:: Raw data ::
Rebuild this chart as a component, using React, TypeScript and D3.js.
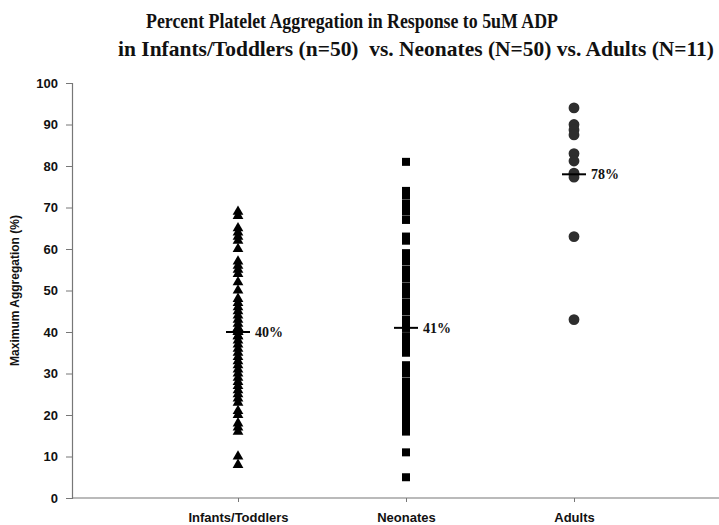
import React, { useRef, useEffect } from 'react'
import * as d3 from 'd3'

const categories = ['Infants/Toddlers', 'Neonates', 'Adults']

const infantValues = [
  69, 68, 65, 64, 63, 62, 60, 57, 56, 55, 54, 52, 50, 48, 47, 46, 45, 44, 43, 42, 41, 41, 40, 40, 40,
  39, 39, 38, 37, 36, 35, 34, 33, 32, 31, 30, 29, 28, 27, 26, 25, 24, 23, 21, 20, 18, 17, 16, 10, 8,
]

const neonateValues = [
  81, 74, 73, 71, 70, 69, 67, 63, 62, 59, 58, 57, 55, 54, 53, 51, 50, 49, 47, 46, 45, 43, 42, 41, 41,
  39, 38, 37, 36, 35, 32, 31, 30, 28, 27, 26, 25, 24, 24, 23, 22, 21, 20, 19, 19, 18, 17, 16, 11, 5,
]

const adultValues = [94, 90, 88.7, 87.5, 83, 81.2, 78.3, 78, 77.3, 63, 43]

const medians = [40, 41, 78]
const medianLabels = ['40%', '41%', '78%']

const yTicks = [0, 10, 20, 30, 40, 50, 60, 70, 80, 90, 100]

const titleLines = [
  'Percent Platelet Aggregation in Response to 5uM ADP',
  'in Infants/Toddlers (n=50)  vs. Neonates (N=50) vs. Adults (N=11)',
]

export default function App() {
  const ref = useRef<SVGSVGElement>(null)

  useEffect(() => {
    document.body.style.margin = '0'
    const svg = d3.select(ref.current)
    svg.selectAll('*').remove()

    const width = 719, height = 525
    const margin = { left: 72, bottom: 498, top: 83 }

    const x = d3.scalePoint().domain(categories).range([238, 574])
    const y = d3.scaleLinear().domain([0, 100]).range([margin.bottom, margin.top])

    svg.append('rect').attr('width', width).attr('height', height).attr('fill', '#fff')

    // title, fitted to the width of the original lines
    const titleBox = [{ x: 146, w: 412, y: 28 }, { x: 118, w: 596, y: 56 }]
    svg.append('g').selectAll('text').data(titleLines).join('text')
      .attr('x', (d, i) => titleBox[i].x)
      .attr('y', (d, i) => titleBox[i].y)
      .attr('textLength', (d, i) => titleBox[i].w)
      .attr('lengthAdjust', 'spacingAndGlyphs')
      .attr('font-family', '"Liberation Serif", "Times New Roman", serif')
      .attr('font-weight', 'bold')
      .attr('font-size', 21)
      .attr('fill', '#111')
      .style('white-space', 'pre')
      .text(d => d)

    // y axis
    const yAxis = svg.append('g').attr('transform', `translate(${margin.left},0)`)
      .call(d3.axisLeft(y).tickValues(yTicks).tickSize(6).tickPadding(8))
    yAxis.select('.domain').attr('stroke', '#777').attr('stroke-width', 1.2)
    yAxis.selectAll('.tick line').attr('stroke', '#777')
    yAxis.selectAll('.tick text')
      .attr('font-family', '"Liberation Sans", Arial, sans-serif')
      .attr('font-weight', 'bold').attr('font-size', 13).attr('fill', '#111')

    svg.append('text')
      .attr('transform', `translate(19,${(margin.top + margin.bottom) / 2}) rotate(-90)`)
      .attr('text-anchor', 'middle')
      .attr('font-family', '"Liberation Sans", Arial, sans-serif')
      .attr('font-weight', 'bold').attr('font-size', 12).attr('fill', '#111')
      .text('Maximum Aggregation (%)')

    // x axis
    svg.append('line')
      .attr('x1', margin.left).attr('x2', width).attr('y1', margin.bottom).attr('y2', margin.bottom)
      .attr('stroke', '#777').attr('stroke-width', 1.2)
    const xAxis = svg.append('g').attr('transform', `translate(0,${margin.bottom})`)
      .call(d3.axisBottom(x).tickSize(4).tickPadding(11))
    xAxis.select('.domain').remove()
    xAxis.selectAll('.tick line').attr('stroke', '#777')
    xAxis.selectAll('.tick text')
      .attr('font-family', '"Liberation Sans", Arial, sans-serif')
      .attr('font-weight', 'bold').attr('font-size', 13).attr('fill', '#111')

    // points
    const groups = [
      { cat: categories[0], values: infantValues, symbol: d3.symbolTriangle, size: 50, fill: '#000' },
      { cat: categories[1], values: neonateValues, symbol: d3.symbolSquare, size: 64, fill: '#000' },
      { cat: categories[2], values: adultValues, symbol: d3.symbolCircle, size: 92, fill: '#2e2e2e' },
    ]
    groups.forEach(g => {
      const sym = d3.symbol().type(g.symbol).size(g.size)
      svg.append('g').selectAll('path').data(g.values).join('path')
        .attr('transform', d => `translate(${x(g.cat)},${y(d)})`)
        .attr('d', sym)
        .attr('fill', g.fill)
    })

    // median lines and labels
    const med = svg.append('g')
    med.selectAll('line').data(medians).join('line')
      .attr('x1', (d, i) => (x(categories[i]) as number) - 12)
      .attr('x2', (d, i) => (x(categories[i]) as number) + 12)
      .attr('y1', d => y(d)).attr('y2', d => y(d))
      .attr('stroke', '#000').attr('stroke-width', 2)
    med.selectAll('text').data(medians).join('text')
      .attr('x', (d, i) => (x(categories[i]) as number) + 17)
      .attr('y', d => y(d) + 5)
      .attr('font-family', '"Liberation Serif", "Times New Roman", serif')
      .attr('font-weight', 'bold').attr('font-size', 14).attr('fill', '#111')
      .text((d, i) => medianLabels[i])
  }, [])

  return <svg ref={ref} width={719} height={525} style={{ display: 'block' }} />
}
:::
## Instruction
Take the listing above and print it exactly, apart from the pictures.

## Answer to the exercise
Rebuild this chart as a component, using React, TypeScript and D3.js.
import React, { useRef, useEffect } from 'react'
import * as d3 from 'd3'

const categories = ['Infants/Toddlers', 'Neonates', 'Adults']

const infantValues = [
  69, 68, 65, 64, 63, 62, 60, 57, 56, 55, 54, 52, 50, 48, 47, 46, 45, 44, 43, 42, 41, 41, 40, 40, 40,
  39, 39, 38, 37, 36, 35, 34, 33, 32, 31, 30, 29, 28, 27, 26, 25, 24, 23, 21, 20, 18, 17, 16, 10, 8,
]

const neonateValues = [
  81, 74, 73, 71, 70, 69, 67, 63, 62, 59, 58, 57, 55, 54, 53, 51, 50, 49, 47, 46, 45, 43, 42, 41, 41,
  39, 38, 37, 36, 35, 32, 31, 30, 28, 27, 26, 25, 24, 24, 23, 22, 21, 20, 19, 19, 18, 17, 16, 11, 5,
]

const adultValues = [94, 90, 88.7, 87.5, 83, 81.2, 78.3, 78, 77.3, 63, 43]

const medians = [40, 41, 78]
const medianLabels = ['40%', '41%', '78%']

const yTicks = [0, 10, 20, 30, 40, 50, 60, 70, 80, 90, 100]

const titleLines = [
  'Percent Platelet Aggregation in Response to 5uM ADP',
  'in Infants/Toddlers (n=50)  vs. Neonates (N=50) vs. Adults (N=11)',
]

export default function App() {
  const ref = useRef<SVGSVGElement>(null)

  useEffect(() => {
    document.body.style.margin = '0'
    const svg = d3.select(ref.current)
    svg.selectAll('*').remove()

    const width = 719, height = 525
    const margin = { left: 72, bottom: 498, top: 83 }

    const x = d3.scalePoint().domain(categories).range([238, 574])
    const y = d3.scaleLinear().domain([0, 100]).range([margin.bottom, margin.top])

    svg.append('rect').attr('width', width).attr('height', height).attr('fill', '#fff')

    // title, fitted to the width of the original lines
    const titleBox = [{ x: 146, w: 412, y: 28 }, { x: 118, w: 596, y: 56 }]
    svg.append('g').selectAll('text').data(titleLines).join('text')
      .attr('x', (d, i) => titleBox[i].x)
      .attr('y', (d, i) => titleBox[i].y)
      .attr('textLength', (d, i) => titleBox[i].w)
      .attr('lengthAdjust', 'spacingAndGlyphs')
      .attr('font-family', '"Liberation Serif", "Times New Roman", serif')
      .attr('font-weight', 'bold')
      .attr('font-size', 21)
      .attr('fill', '#111')
      .style('white-space', 'pre')
      .text(d => d)

    // y axis
    const yAxis = svg.append('g').attr('transform', `translate(${margin.left},0)`)
      .call(d3.axisLeft(y).tickValues(yTicks).tickSize(6).tickPadding(8))
    yAxis.select('.domain').attr('stroke', '#777').attr('stroke-width', 1.2)
    yAxis.selectAll('.tick line').attr('stroke', '#777')
    yAxis.selectAll('.tick text')
      .attr('font-family', '"Liberation Sans", Arial, sans-serif')
      .attr('font-weight', 'bold').attr('font-size', 13).attr('fill', '#111')

    svg.append('text')
      .attr('transform', `translate(19,${(margin.top + margin.bottom) / 2}) rotate(-90)`)
      .attr('text-anchor', 'middle')
      .attr('font-family', '"Liberation Sans", Arial, sans-serif')
      .attr('font-weight', 'bold').attr('font-size', 12).attr('fill', '#111')
      .text('Maximum Aggregation (%)')

    // x axis
    svg.append('line')
      .attr('x1', margin.left).attr('x2', width).attr('y1', margin.bottom).attr('y2', margin.bottom)
      .attr('stroke', '#777').attr('stroke-width', 1.2)
    const xAxis = svg.append('g').attr('transform', `translate(0,${margin.bottom})`)
      .call(d3.axisBottom(x).tickSize(4).tickPadding(11))
    xAxis.select('.domain').remove()
    xAxis.selectAll('.tick line').attr('stroke', '#777')
    xAxis.selectAll('.tick text')
      .attr('font-family', '"Liberation Sans", Arial, sans-serif')
      .attr('font-weight', 'bold').attr('font-size', 13).attr('fill', '#111')

    // points
    const groups = [
      { cat: categories[0], values: infantValues, symbol: d3.symbolTriangle, size: 50, fill: '#000' },
      { cat: categories[1], values: neonateValues, symbol: d3.symbolSquare, size: 64, fill: '#000' },
      { cat: categories[2], values: adultValues, symbol: d3.symbolCircle, size: 92, fill: '#2e2e2e' },
    ]
    groups.forEach(g => {
      const sym = d3.symbol().type(g.symbol).size(g.size)
      svg.append('g').selectAll('path').data(g.values).join('path')
        .attr('transform', d => `translate(${x(g.cat)},${y(d)})`)
        .attr('d', sym)
        .attr('fill', g.fill)
    })

    // median lines and labels
    const med = svg.append('g')
    med.selectAll('line').data(medians).join('line')
      .attr('x1', (d, i) => (x(categories[i]) as number) - 12)
      .attr('x2', (d, i) => (x(categories[i]) as number) + 12)
      .attr('y1', d => y(d)).attr('y2', d => y(d))
      .attr('stroke', '#000').attr('stroke-width', 2)
    med.selectAll('text').data(medians).join('text')
      .attr('x', (d, i) => (x(categories[i]) as number) + 17)
      .attr('y', d => y(d) + 5)
      .attr('font-family', '"Liberation Serif", "Times New Roman", serif')
      .attr('font-weight', 'bold').attr('font-size', 14).attr('fill', '#111')
      .text((d, i) => medianLabels[i])
  }, [])

  return <svg ref={ref} width={719} height={525} style={{ display: 'block' }} />
}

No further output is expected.